# Aim
State how many lines in the records hold the word "this", giving the number and no other text.

# Record set
** Begin **

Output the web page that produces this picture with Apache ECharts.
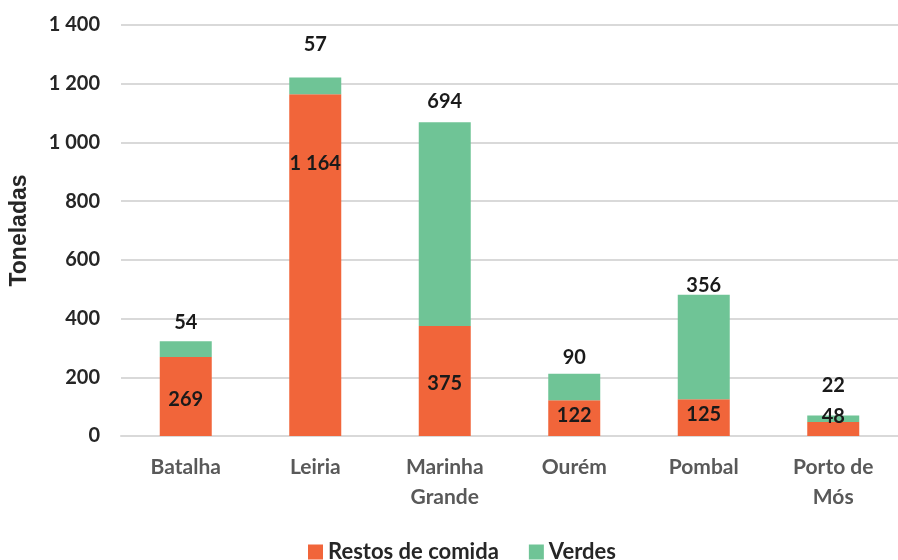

** End **
** Begin **

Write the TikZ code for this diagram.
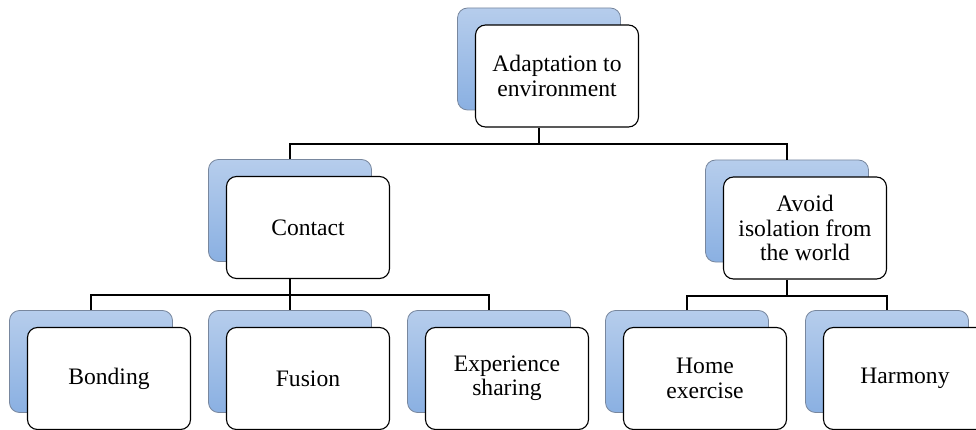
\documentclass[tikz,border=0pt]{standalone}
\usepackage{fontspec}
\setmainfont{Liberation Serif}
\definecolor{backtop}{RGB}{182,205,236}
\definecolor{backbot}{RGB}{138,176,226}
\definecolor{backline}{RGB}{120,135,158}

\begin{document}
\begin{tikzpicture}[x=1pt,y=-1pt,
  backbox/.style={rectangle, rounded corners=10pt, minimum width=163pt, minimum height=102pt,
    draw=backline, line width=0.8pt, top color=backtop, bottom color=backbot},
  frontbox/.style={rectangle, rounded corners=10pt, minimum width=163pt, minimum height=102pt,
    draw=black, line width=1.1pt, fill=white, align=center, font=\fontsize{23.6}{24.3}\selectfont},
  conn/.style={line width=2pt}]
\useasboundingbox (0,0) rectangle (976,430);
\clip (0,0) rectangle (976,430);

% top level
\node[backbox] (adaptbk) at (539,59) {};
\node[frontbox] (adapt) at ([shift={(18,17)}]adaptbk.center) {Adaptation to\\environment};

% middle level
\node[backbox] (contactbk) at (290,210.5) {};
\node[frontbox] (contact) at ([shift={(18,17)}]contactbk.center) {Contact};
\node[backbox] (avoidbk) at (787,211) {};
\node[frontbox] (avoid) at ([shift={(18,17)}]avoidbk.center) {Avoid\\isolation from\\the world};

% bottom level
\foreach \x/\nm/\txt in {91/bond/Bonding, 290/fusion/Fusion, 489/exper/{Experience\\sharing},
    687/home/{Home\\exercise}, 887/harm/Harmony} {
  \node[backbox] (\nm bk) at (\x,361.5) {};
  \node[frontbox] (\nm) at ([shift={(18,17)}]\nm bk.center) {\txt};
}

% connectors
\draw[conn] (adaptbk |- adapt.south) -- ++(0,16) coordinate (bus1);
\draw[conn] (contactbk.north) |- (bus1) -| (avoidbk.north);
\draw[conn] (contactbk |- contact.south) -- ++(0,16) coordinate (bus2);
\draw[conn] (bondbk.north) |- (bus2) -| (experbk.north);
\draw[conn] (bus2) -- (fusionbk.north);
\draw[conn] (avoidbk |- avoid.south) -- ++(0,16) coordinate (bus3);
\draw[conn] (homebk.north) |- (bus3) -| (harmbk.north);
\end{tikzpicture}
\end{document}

** End **

# Reply to the exercise
2